Michael Avenatti, the trial lawyer who gained a national profile representing Stormy Daniels in her defamation battle against President Trump, had allegedly threatened to expose Nike for a familiar-sounding scheme.
In conversations with Nike’s attorneys earlier this month, he claimed a client of his had proof that employees of Nike had provided payments to the families of certain in-demand high school basketball players, according to a complaint by Manhattan federal prosecutors unsealed on Monday.
The choice Avenatti gave Nike was to either hire him to conduct an internal investigation for fees between $15 million to $22 million and pay one of his clients $1.5 million, or pay a $22.5 million settlement to keep Avenatti from going public with his story.
The purported scheme is reminiscent of allegations that an Adidas executive was convicted on at a trial in the fall in Manhattan. James Gatto, a director of global basketball sports marketing, along with two others, had been convicted of facilitating payments to the families of high school and college-level basketball players in order to direct them toward schools with Adidas contracts.
That Avenatti homed in on claims of similar misconduct by Nike employees to allegedly extract payment and work from Nike shows how retailers of sports apparel may be vulnerable to a cloud of suspicion that persists following the Adidas executive’s trial. The topic is also in air given the recent scandal that saw actress Lori Loughlin and her fashion designer husband, Mossimo Giannulli, allegedly pay big bucks to get their kids into college.
“Certainly it’s on the radar not only of law enforcement but of enterprising and aggressive attorneys and also the public consciousness,” said Adam Michaels, a partner at Hand Baldachin & Associates LLP, who heads the firm’s litigation practice. “If any other companies have any suspicion that people acting on their behalf are engaging in similar behavior, they have an opportunity to suss out the misconduct before other people do it for them.”
Prosecutors accused Avenatti of working with an unidentified co-conspirator, whom the complaint doesn’t name as a defendant, to strong-arm Nike into some kind of deal to either retain his legal services or pay out a multimillion dollar settlement.

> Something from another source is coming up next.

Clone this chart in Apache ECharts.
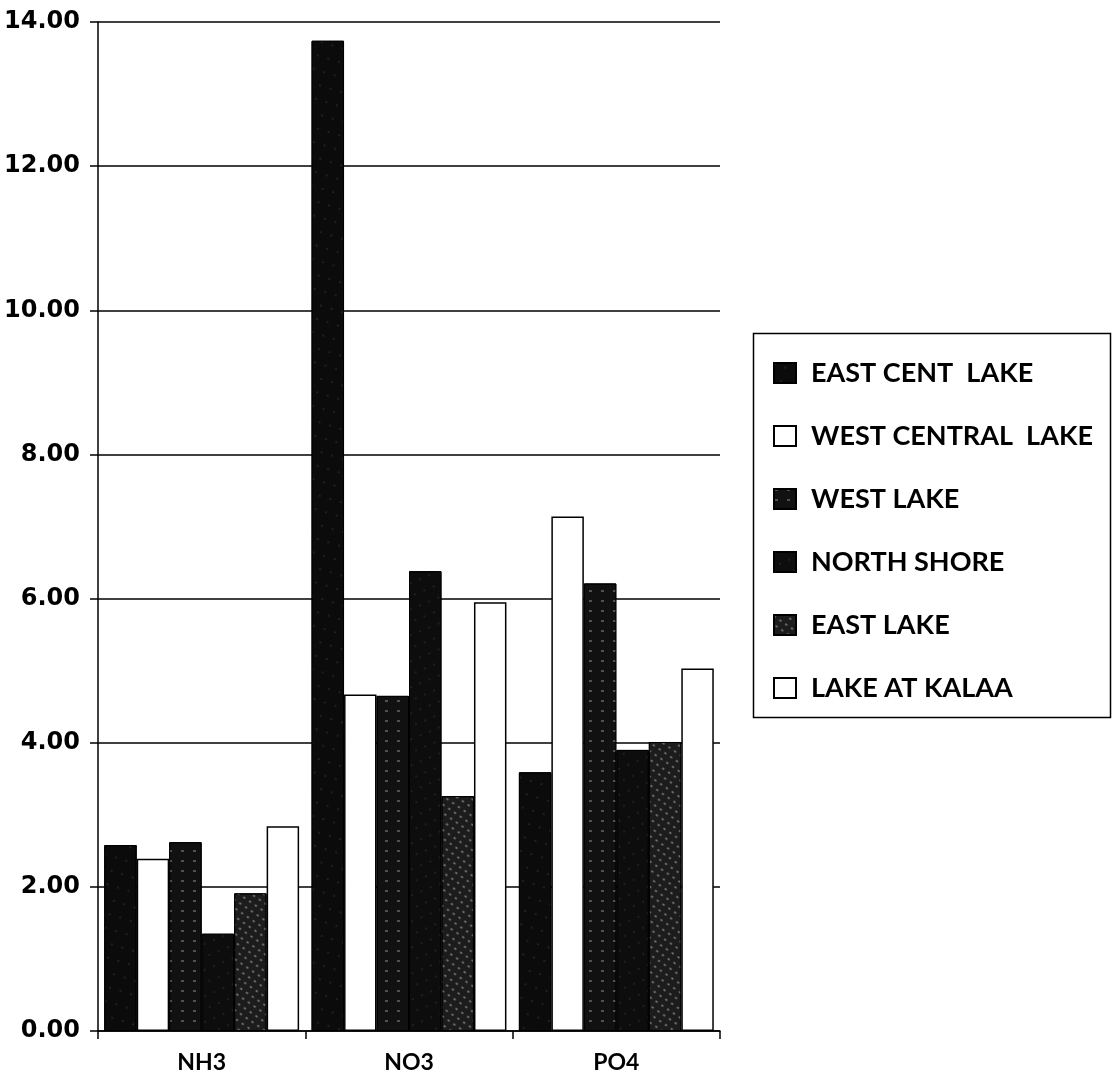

“Calling this anticipated payout a retainer or a settlement doesn’t change what it was — a shakedown,” Geoffrey S. Berman, the U.S. Attorney for the Southern District of New York, said in a statement Monday. “When lawyers use their law licenses as weapons, as a guise to extort payments for themselves, they are no longer acting as attorneys.”
Prosecutors had documented Avenatti’s conversations earlier this month with attorneys for Nike, in which he’d allegedly made threats to “take 10 billion dollars off your client’s market cap,” if it did not pay up or hire him, according to the complaint. They claimed that he had threatened to hold a press conference before Nike’s quarterly earnings call on March 21 to allege wrongdoing. On Monday morning, Avenatti had tweeted his plans to hold such a conference. “Tmrw at 11 am ET, we will be holding a press conference to disclose a major high school/college basketball scandal perpetrated by @Nike that we have uncovered,” his tweet read.
“Nike will not be extorted or hide information that is relevant to a government investigation,” Nike said in a statement Monday. “Nike has been cooperating with the government’s investigation into NCAA basketball for over a year. When Nike became aware of this matter, Nike immediately reported it to federal prosecutors.” Nike said also that it had hired the law firm Boies Schiller Flexner LLP as it cooperated with prosecutors.
Attorneys say the complaint is remarkable for its speed in thwarting Avenatti, and also for what may demonstrate about the nature of certain legal threats to retailers.
“It’s obviously always very interesting when you see a complaint like this against a lawyer,” said Charles Kreindler of Sheppard Mullin Richter & Hampton LLP. “There can be a fine line between being an aggressive advocate on behalf of a client and what some might consider extortion.”